Task objective:
Copy exactly, and only, the lines starting at the line with "What Apache ECharts" and ending at the line with "const LABEL_SIZE = 19.5;". Leave every picture out of the copy.

(Data listing)
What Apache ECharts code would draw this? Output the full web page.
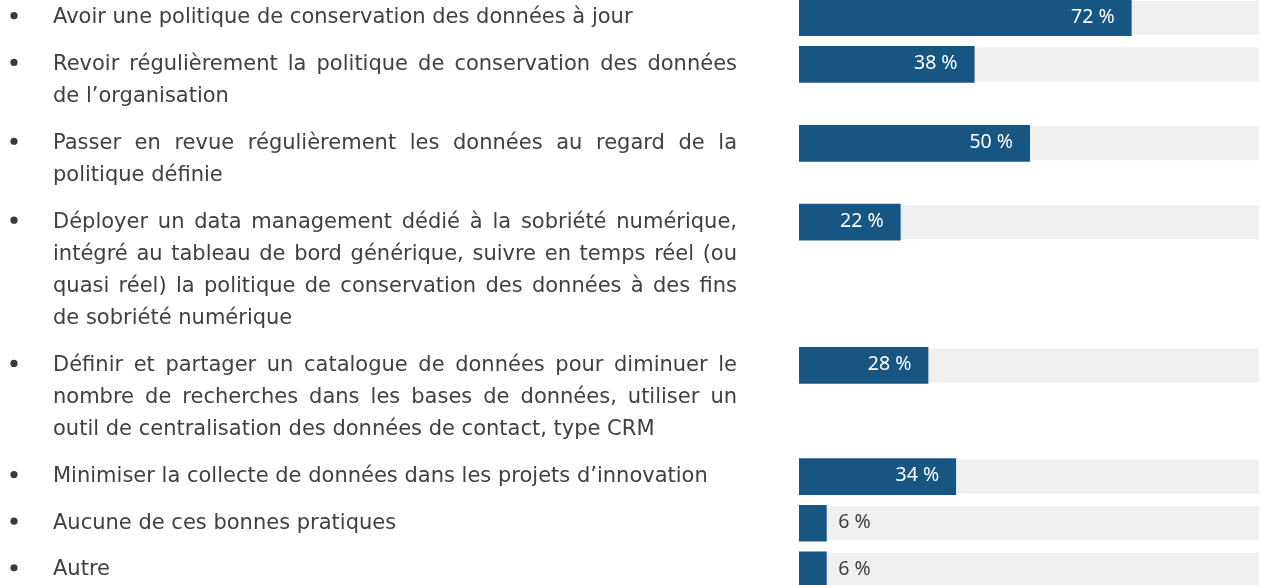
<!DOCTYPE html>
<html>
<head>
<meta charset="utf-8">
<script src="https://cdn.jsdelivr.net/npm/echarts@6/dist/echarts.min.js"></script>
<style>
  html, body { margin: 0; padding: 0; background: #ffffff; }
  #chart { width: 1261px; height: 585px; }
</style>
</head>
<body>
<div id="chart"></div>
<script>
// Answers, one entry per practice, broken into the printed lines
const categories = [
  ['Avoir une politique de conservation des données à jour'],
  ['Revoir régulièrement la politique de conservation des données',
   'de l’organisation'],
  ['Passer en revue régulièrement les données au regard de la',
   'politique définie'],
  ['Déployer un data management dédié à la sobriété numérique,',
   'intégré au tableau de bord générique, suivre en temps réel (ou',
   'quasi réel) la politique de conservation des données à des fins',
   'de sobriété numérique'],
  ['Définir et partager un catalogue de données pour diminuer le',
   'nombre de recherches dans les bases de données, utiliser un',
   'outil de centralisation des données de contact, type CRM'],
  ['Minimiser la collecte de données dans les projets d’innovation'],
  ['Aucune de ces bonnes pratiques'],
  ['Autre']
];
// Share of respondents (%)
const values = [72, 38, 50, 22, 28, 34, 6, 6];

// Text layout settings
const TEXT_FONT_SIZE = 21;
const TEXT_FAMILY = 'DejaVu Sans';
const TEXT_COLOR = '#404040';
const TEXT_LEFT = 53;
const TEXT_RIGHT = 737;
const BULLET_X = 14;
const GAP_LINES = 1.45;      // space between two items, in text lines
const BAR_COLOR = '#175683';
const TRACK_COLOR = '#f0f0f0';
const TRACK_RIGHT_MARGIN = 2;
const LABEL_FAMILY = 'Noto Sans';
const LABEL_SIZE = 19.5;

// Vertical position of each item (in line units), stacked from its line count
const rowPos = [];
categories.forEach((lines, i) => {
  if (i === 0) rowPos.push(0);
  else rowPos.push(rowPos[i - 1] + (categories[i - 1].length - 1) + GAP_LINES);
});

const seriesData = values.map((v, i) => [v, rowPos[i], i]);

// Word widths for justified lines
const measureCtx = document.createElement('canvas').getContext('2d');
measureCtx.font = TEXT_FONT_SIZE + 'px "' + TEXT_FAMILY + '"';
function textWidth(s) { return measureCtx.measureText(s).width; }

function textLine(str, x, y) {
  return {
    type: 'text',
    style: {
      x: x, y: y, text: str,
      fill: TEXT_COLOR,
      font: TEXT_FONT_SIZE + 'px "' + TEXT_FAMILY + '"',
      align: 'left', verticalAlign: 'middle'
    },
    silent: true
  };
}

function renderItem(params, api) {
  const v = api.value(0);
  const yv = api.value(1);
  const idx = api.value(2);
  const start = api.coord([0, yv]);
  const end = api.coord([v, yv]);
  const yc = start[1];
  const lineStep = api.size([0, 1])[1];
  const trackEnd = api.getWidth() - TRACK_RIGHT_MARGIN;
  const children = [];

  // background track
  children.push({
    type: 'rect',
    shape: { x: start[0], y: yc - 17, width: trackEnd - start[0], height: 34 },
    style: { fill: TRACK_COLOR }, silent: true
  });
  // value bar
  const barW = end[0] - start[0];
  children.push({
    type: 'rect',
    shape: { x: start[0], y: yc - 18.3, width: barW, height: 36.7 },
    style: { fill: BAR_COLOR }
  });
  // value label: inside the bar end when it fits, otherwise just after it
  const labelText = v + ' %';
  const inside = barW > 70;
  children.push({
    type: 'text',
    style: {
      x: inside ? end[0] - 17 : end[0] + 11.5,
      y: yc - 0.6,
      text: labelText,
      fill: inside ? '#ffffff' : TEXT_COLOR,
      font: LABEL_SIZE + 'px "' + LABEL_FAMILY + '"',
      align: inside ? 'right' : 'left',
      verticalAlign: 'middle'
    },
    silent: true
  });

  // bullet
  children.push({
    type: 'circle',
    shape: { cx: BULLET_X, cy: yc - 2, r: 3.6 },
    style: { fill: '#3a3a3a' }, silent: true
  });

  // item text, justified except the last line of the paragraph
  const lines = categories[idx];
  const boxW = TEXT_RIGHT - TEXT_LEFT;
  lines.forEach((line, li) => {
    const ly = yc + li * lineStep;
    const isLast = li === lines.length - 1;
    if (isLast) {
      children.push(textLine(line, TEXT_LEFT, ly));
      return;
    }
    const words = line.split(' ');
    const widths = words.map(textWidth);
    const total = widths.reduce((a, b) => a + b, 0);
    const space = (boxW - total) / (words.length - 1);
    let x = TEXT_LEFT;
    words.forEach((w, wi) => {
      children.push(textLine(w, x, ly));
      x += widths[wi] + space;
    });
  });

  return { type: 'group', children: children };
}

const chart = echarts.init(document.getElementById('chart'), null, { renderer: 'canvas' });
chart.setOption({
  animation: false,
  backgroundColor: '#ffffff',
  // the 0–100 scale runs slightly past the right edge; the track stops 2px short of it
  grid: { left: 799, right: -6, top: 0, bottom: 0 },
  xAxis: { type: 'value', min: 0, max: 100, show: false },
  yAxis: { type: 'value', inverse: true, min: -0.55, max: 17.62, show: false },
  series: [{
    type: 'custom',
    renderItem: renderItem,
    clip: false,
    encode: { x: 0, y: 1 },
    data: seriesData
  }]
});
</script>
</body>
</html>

---

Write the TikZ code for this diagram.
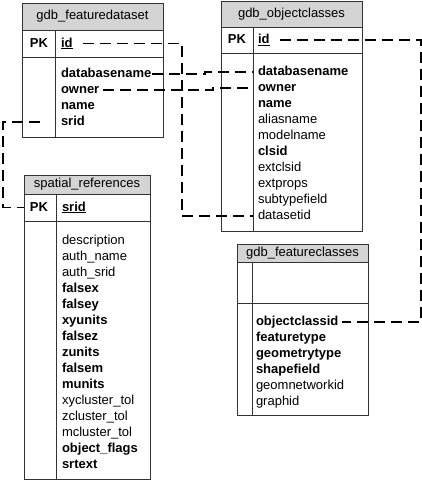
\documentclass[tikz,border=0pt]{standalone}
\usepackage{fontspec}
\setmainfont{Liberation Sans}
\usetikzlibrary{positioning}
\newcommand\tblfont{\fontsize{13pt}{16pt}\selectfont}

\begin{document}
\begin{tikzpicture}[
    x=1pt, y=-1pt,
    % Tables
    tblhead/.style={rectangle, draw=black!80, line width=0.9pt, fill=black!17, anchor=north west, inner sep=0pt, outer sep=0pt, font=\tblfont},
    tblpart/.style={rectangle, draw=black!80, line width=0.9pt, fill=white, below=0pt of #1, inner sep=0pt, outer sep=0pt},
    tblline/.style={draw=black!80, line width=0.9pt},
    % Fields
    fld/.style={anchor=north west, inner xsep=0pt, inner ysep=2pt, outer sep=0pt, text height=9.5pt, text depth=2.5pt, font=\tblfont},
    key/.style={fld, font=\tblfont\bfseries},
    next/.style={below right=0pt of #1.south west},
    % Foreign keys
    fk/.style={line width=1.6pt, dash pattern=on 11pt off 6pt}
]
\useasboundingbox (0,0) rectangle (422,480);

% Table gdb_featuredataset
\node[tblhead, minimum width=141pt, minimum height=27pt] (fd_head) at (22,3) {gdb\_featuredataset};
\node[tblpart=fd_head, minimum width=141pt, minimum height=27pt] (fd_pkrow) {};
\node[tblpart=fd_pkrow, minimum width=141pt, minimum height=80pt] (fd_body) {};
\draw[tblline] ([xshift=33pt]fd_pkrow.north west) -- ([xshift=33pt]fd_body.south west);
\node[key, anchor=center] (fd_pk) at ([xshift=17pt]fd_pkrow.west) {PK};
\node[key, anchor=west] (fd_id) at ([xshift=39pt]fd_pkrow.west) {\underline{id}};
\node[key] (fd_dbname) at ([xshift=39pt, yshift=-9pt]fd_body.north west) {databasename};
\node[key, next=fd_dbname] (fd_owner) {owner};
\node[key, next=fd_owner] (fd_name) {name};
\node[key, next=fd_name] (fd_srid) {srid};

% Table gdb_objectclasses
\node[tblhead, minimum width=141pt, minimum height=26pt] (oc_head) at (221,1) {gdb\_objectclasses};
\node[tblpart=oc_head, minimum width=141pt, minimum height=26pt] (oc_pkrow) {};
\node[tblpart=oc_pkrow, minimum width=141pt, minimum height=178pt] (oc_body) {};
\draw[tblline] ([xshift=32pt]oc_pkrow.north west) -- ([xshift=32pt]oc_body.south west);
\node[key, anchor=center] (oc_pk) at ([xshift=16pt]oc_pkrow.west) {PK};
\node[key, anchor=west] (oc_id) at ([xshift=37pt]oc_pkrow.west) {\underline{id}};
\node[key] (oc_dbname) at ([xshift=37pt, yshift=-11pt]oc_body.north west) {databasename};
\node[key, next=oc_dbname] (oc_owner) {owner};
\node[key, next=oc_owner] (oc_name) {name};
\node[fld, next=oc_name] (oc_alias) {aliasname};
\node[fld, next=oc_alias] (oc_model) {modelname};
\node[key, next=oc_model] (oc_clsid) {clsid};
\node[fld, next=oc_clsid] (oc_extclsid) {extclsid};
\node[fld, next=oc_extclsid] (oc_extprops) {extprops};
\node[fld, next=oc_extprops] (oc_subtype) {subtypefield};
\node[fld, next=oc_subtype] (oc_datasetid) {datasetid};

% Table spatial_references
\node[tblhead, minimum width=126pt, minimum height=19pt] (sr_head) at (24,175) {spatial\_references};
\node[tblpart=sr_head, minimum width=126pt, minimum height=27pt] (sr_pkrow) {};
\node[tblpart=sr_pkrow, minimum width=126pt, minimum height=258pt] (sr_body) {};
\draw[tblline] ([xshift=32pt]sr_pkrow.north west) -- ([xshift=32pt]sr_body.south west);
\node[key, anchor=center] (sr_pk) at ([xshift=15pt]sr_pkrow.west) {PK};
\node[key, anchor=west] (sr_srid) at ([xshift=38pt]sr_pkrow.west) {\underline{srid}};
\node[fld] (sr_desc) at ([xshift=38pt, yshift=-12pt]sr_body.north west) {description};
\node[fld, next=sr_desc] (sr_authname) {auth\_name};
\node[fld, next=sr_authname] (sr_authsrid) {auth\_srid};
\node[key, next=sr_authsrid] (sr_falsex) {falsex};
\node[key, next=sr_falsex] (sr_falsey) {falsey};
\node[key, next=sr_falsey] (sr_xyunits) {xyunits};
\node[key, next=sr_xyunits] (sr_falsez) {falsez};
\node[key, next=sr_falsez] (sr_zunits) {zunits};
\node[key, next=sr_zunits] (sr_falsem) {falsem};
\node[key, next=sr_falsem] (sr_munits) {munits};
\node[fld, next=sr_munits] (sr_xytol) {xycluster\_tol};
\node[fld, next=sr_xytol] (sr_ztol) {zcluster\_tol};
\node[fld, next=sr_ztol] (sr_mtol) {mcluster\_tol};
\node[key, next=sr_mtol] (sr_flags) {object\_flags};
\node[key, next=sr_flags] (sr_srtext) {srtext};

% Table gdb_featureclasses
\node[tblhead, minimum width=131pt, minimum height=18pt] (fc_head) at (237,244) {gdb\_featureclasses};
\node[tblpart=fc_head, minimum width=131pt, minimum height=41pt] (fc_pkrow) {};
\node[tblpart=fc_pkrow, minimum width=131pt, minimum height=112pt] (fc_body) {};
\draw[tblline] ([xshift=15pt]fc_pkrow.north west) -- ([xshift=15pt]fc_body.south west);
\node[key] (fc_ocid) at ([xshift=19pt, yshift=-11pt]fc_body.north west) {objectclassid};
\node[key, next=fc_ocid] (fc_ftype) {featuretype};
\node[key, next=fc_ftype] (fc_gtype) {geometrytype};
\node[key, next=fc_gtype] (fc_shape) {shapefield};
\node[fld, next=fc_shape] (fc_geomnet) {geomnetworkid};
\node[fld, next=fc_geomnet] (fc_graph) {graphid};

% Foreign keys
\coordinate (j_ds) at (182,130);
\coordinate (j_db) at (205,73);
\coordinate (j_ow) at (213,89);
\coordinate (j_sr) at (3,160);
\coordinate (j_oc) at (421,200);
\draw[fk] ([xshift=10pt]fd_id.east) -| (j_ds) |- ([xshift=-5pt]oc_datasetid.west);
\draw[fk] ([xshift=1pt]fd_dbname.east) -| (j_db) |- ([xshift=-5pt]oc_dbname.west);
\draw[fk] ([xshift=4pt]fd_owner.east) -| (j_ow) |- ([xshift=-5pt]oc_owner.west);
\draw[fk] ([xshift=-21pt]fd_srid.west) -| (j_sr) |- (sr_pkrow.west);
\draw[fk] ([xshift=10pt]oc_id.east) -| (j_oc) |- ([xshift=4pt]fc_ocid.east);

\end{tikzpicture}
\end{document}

==

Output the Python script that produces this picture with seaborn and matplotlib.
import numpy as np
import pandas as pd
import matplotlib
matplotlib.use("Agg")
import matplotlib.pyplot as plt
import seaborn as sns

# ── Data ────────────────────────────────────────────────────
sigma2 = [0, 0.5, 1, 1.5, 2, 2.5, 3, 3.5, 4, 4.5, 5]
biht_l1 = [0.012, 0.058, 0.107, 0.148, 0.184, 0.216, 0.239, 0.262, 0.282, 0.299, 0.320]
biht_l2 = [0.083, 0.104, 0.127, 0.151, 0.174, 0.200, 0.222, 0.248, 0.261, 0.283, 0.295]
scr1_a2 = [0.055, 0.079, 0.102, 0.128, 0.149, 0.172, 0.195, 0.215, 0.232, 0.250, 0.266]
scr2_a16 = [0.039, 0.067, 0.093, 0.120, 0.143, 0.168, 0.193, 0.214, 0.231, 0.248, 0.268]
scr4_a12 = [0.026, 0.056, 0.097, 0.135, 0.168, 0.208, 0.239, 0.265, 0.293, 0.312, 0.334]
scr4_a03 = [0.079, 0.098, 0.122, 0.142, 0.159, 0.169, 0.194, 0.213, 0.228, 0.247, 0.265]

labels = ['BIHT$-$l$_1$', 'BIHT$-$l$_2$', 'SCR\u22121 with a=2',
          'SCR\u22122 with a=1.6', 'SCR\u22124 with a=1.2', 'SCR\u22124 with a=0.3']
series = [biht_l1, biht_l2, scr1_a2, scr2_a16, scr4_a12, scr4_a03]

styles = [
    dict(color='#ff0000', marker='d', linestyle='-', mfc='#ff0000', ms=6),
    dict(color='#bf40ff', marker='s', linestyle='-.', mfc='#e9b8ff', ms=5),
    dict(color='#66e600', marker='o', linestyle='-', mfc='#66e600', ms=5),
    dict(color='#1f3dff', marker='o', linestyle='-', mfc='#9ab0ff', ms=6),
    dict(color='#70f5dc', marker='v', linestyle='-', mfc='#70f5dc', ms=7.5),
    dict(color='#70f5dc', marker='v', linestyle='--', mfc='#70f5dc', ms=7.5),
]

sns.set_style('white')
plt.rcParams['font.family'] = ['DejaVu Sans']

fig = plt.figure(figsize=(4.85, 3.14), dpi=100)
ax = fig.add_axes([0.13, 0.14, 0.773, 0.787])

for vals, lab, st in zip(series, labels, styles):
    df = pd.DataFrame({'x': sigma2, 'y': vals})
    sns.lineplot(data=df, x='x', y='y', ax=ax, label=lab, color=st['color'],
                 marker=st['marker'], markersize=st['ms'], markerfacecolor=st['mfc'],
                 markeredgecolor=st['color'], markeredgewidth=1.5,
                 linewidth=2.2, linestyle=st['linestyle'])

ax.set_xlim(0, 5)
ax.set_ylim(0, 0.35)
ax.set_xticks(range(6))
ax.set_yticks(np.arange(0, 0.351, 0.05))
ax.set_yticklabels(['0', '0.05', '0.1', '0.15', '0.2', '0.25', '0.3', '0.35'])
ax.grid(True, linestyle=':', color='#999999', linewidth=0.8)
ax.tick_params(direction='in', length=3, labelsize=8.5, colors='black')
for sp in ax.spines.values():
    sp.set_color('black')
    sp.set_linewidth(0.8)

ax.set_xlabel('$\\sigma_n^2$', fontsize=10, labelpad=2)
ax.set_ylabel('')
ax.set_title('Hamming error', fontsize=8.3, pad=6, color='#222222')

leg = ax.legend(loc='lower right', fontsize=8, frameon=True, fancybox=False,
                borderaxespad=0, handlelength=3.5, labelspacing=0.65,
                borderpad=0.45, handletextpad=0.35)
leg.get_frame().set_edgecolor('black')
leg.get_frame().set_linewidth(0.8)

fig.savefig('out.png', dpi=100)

Answer for this exercise:
What Apache ECharts code would draw this? Output the full web page.
<!DOCTYPE html>
<html>
<head>
<meta charset="utf-8">
<script src="https://cdn.jsdelivr.net/npm/echarts@6/dist/echarts.min.js"></script>
<style>
  html, body { margin: 0; padding: 0; background: #ffffff; }
  #chart { width: 1261px; height: 585px; }
</style>
</head>
<body>
<div id="chart"></div>
<script>
// Answers, one entry per practice, broken into the printed lines
const categories = [
  ['Avoir une politique de conservation des données à jour'],
  ['Revoir régulièrement la politique de conservation des données',
   'de l’organisation'],
  ['Passer en revue régulièrement les données au regard de la',
   'politique définie'],
  ['Déployer un data management dédié à la sobriété numérique,',
   'intégré au tableau de bord générique, suivre en temps réel (ou',
   'quasi réel) la politique de conservation des données à des fins',
   'de sobriété numérique'],
  ['Définir et partager un catalogue de données pour diminuer le',
   'nombre de recherches dans les bases de données, utiliser un',
   'outil de centralisation des données de contact, type CRM'],
  ['Minimiser la collecte de données dans les projets d’innovation'],
  ['Aucune de ces bonnes pratiques'],
  ['Autre']
];
// Share of respondents (%)
const values = [72, 38, 50, 22, 28, 34, 6, 6];

// Text layout settings
const TEXT_FONT_SIZE = 21;
const TEXT_FAMILY = 'DejaVu Sans';
const TEXT_COLOR = '#404040';
const TEXT_LEFT = 53;
const TEXT_RIGHT = 737;
const BULLET_X = 14;
const GAP_LINES = 1.45;      // space between two items, in text lines
const BAR_COLOR = '#175683';
const TRACK_COLOR = '#f0f0f0';
const TRACK_RIGHT_MARGIN = 2;
const LABEL_FAMILY = 'Noto Sans';
const LABEL_SIZE = 19.5;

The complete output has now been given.